Thursday, June 09, 2005

On endgames and rethinking curricula in high school

On a drive up to a meeting in Chicago recently the bunch in the car were comparing their high schools in terms of the size of the graduating class. One person was from a Chicago burb and had something like 400 students. Another was from a remote town in Nebraska and had 38. I had almost 1200 at Cardozo H.S. in Bayside Queens, NY. There were so many students the school was on split session.

In 10th grade I was on the late session which started at 11:40 AM and went till 5:40 PM. I got to sleep in every morning and watch the Tonight Show every night (and on the East Coast that started at 11:30 PM). Probably my most intense year academically was 11th grade where I took both AP Chemistry and the required Physics and two math classes; Algebra and Analytic Geometry was the required course while Math Team Workshop was kind of an odd course that supposedly helped us learn math problem solving.

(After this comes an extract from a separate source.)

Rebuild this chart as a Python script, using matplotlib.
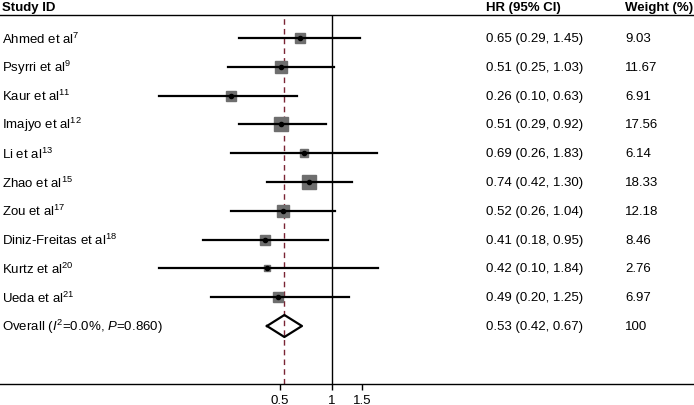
import numpy as np
import matplotlib
matplotlib.use("Agg")
import matplotlib.pyplot as plt

plt.rcParams['font.family'] = ['Liberation Sans', 'DejaVu Sans']
plt.rcParams['mathtext.fontset'] = 'custom'
plt.rcParams['mathtext.rm'] = 'Liberation Sans'
plt.rcParams['mathtext.it'] = 'Liberation Sans:italic'

# Study data
studies = ["Ahmed et al", "Psyrri et al", "Kaur et al", "Imajyo et al", "Li et al",
           "Zhao et al", "Zou et al", "Diniz-Freitas et al", "Kurtz et al", "Ueda et al"]
refs = ["7", "9", "11", "12", "13", "15", "17", "18", "20", "21"]
hr = [0.65, 0.51, 0.26, 0.51, 0.69, 0.74, 0.52, 0.41, 0.42, 0.49]
lo = [0.29, 0.25, 0.10, 0.29, 0.26, 0.42, 0.26, 0.18, 0.10, 0.20]
hi = [1.45, 1.03, 0.63, 0.92, 1.83, 1.30, 1.04, 0.95, 1.84, 1.25]
weights = [9.03, 11.67, 6.91, 17.56, 6.14, 18.33, 12.18, 8.46, 2.76, 6.97]

overall_hr = 0.53
overall_lo = 0.42
overall_hi = 0.67
overall_label = r"Overall ($\mathit{I}^{2}$=0.0%, $\mathit{P}$=0.860)"

xticks = [0.5, 1, 1.5]
xticklabels = ["0.5", "1", "1.5"]

FS = 9.5
W, H = 694, 406
fig = plt.figure(figsize=(W / 100, H / 100), dpi=100)

# axes: full width, from header line (y=16px) to axis line (y=385px)
top_px, bot_px = 16, 385
ax = fig.add_axes([0, (H - bot_px) / H, 1, (bot_px - top_px) / H])
ax.set_xscale('log')
# x pixel = 332 + 75 * ln(v)
ax.set_xlim(np.exp(-332 / 75), np.exp((W - 332) / 75))
row0, step = 39, 28.8
ax.set_ylim((bot_px - row0) / step, (top_px - row0) / step)

for s in ['left', 'right']:
    ax.spines[s].set_visible(False)
ax.spines['top'].set_linewidth(1.0)
ax.spines['bottom'].set_linewidth(1.0)
ax.set_yticks([])
ax.set_xticks(xticks)
ax.set_xticklabels(xticklabels, fontsize=FS)
ax.minorticks_off()
ax.tick_params(axis='x', direction='out', length=4, width=1, pad=3)

n = len(studies)
ys = np.arange(n)

# null line and pooled estimate line
ax.axvline(1, color='black', lw=1.0)
ax.axvline(overall_hr, color='#7a2434', lw=1.0, ls=(0, (4, 3)))

for i in range(n):
    ax.plot([lo[i], hi[i]], [ys[i], ys[i]], color='black', lw=1.6, zorder=3)
    ax.plot(hr[i], ys[i], marker='s', color='#6e6e6e', mec='#6e6e6e',
            markersize=2.52 * np.sqrt(weights[i]), zorder=2)
    ax.plot(hr[i], ys[i], marker='o', color='black', markersize=3, zorder=4)

# overall diamond
yo = n
dh = 11 / step
ax.plot([overall_lo, overall_hr, overall_hi, overall_hr, overall_lo],
        [yo, yo - dh, yo, yo + dh, yo], color='black', lw=1.6, zorder=4)

# text columns
fx = lambda px: px / W
blend = matplotlib.transforms.blended_transform_factory(fig.transFigure, ax.transData)
hy = (8 - row0) / step
ax.text(fx(2), hy, "Study ID", transform=blend, fontsize=FS, fontweight='bold', va='center')
ax.text(fx(486), hy, "HR (95% CI)", transform=blend, fontsize=FS, fontweight='bold', va='center')
ax.text(fx(625), hy, "Weight (%)", transform=blend, fontsize=FS, fontweight='bold', va='center')

for i in range(n):
    ax.text(fx(2), ys[i], studies[i] + r"$^{\mathregular{" + refs[i] + "}}$",
            transform=blend, fontsize=FS, va='center')
    ax.text(fx(486), ys[i], f"{hr[i]:.2f} ({lo[i]:.2f}, {hi[i]:.2f})",
            transform=blend, fontsize=FS, va='center')
    ax.text(fx(625), ys[i], f"{weights[i]:.2f}", transform=blend, fontsize=FS, va='center')

ax.text(fx(2), yo, overall_label, transform=blend, fontsize=FS, va='center')
ax.text(fx(486), yo, f"{overall_hr:.2f} ({overall_lo:.2f}, {overall_hi:.2f})",
        transform=blend, fontsize=FS, va='center')
ax.text(fx(625), yo, "100", transform=blend, fontsize=FS, va='center')

fig.savefig("out.png", dpi=100)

There was a lot of tracking in the school (and some curricular that I believe subsequently were deemed racist and hence dropped). All my courses were either Honors or even Extra Honors, in Math. The only courses I can recall that were not tracked were Gym, Music, and Economics (go figure that last one). All things considered, that worked out quite well. In the main the "honors" meant enrichment and for bright kids enrichment is a good thing. Even my AP Chem course fit that bill.

This was the third class I took from Mr. Kramer (first Earth Science, then regular Chem) another of those really good teachers. He got me to do an experiment to measure dust pollution, that was one of the few real lab (in this case on the roof of my house) exercises I ever did, with real measurements and longitudinal record keeping. I also recall him taking us downtown (to Hunter College or City College, I'm not sure which) to see that apparatus and learn how real chemists do it. One afternoon in lab he gassed us when a reaction with hydrochloric acid somehow leaked out of the hood. At the time I think I knew a lot of Chemistry. The book was by Sienko and Plane (a classic) and as an 11th grader in with mostly 12th graders I was feeling my oats.

The next year was a let down, mostly. I remember the kids not taking classes very seriously and the teachers letting them get away with it. I wish I could say I was above that, but I wasn't (though I was one of the few kids in the Calculus class who actually sat for the AP exam.) Now it is true that kids get all wrapped up in the college admissions process so that senioritis in some form is probably inevitable. But why be so intense about learning in 11th grade and then so blase about it in 12th grade. Does that make sense?

The current solution to the problem is the AP course. There are seemingly zillions of these. When I taught the Campus Honors course a year ago, one of the kids told me had more than 50 hours of credit in AP courses. He had Junior standing though he was but a second semester first year student. In some cases these AP courses appeal to a certain logic: (a) the "equivalent" course taught in college is typically very high enrollment and often has graduate student instructors, so getting out of it makes sense and allows the student to take more advanced courses with fewer students in the class and taught by a regular faculty member. This is all true as far as it goes, but it is strategic gobbledygook and not fundamentally about the student's learning. Many of the students in the CHP class were less than impressed by the AP courses they had taken.

If the effect of our college requirements are to get the best and the brightest to get out of them by taking them in high school....... You don't need to be a genius to complete that syllogism. And if younger but very bright kids are better off getting enrichment in their education rather than racing through what are otherwise mediocre if more advanced courses, why not offer them just that?

The race might go to the swiftest, but learning is for a lifetime. When we're in the prime learning years, let's stop and smell the roses, or gas out a lab aimed at teaching kids real science.